[SUPPLIED MATERIAL]
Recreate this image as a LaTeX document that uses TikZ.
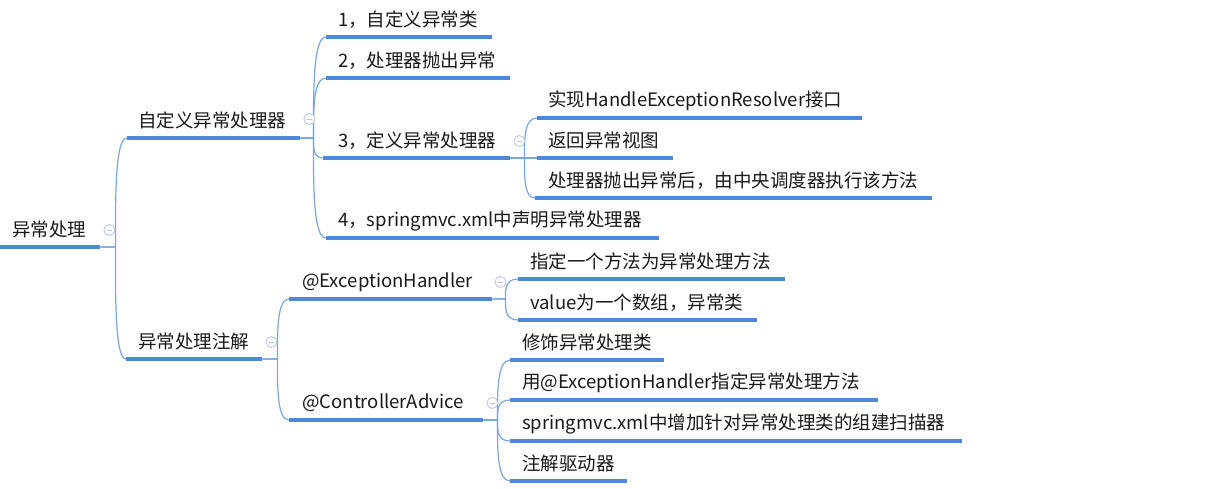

* * *

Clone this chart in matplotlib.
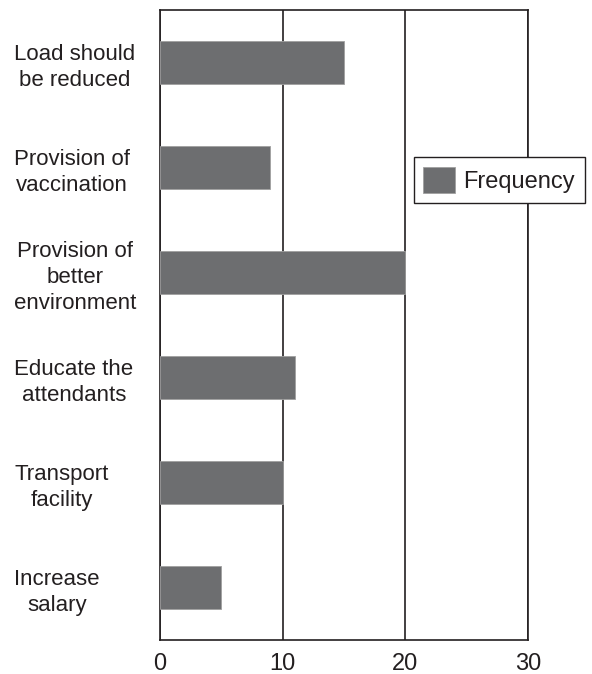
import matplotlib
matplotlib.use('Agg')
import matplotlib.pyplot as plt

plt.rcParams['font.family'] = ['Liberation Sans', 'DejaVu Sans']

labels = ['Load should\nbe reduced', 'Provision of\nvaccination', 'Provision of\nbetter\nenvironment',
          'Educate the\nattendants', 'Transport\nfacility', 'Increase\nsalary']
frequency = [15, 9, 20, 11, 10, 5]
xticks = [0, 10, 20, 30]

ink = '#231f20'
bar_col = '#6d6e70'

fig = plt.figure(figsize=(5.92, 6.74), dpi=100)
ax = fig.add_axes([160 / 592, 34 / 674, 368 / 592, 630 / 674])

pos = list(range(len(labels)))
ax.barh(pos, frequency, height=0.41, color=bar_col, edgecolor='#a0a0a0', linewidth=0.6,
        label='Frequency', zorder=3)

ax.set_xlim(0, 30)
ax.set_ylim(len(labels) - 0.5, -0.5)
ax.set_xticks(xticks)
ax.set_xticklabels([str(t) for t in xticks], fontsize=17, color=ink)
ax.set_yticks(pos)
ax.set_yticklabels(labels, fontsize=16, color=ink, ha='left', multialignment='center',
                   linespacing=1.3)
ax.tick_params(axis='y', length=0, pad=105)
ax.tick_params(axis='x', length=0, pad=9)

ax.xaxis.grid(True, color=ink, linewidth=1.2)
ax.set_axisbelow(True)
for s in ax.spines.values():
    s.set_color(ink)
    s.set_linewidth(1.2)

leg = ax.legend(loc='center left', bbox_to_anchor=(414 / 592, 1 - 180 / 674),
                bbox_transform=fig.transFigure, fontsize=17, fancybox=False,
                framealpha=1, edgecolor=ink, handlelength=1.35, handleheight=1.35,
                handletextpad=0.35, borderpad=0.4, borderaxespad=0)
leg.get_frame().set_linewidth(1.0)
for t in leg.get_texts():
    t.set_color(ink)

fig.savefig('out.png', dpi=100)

[DO THIS] Leave the pictures out, then copy word for word only the lines from the one containing "Clone this chart in matplotlib." through the one containing "ax = fig.add_axes([160", both included.

[SOLUTION TO THIS EXERCISE]
Clone this chart in matplotlib.
import matplotlib
matplotlib.use('Agg')
import matplotlib.pyplot as plt

plt.rcParams['font.family'] = ['Liberation Sans', 'DejaVu Sans']

labels = ['Load should\nbe reduced', 'Provision of\nvaccination', 'Provision of\nbetter\nenvironment',
          'Educate the\nattendants', 'Transport\nfacility', 'Increase\nsalary']
frequency = [15, 9, 20, 11, 10, 5]
xticks = [0, 10, 20, 30]

ink = '#231f20'
bar_col = '#6d6e70'

fig = plt.figure(figsize=(5.92, 6.74), dpi=100)
ax = fig.add_axes([160 / 592, 34 / 674, 368 / 592, 630 / 674])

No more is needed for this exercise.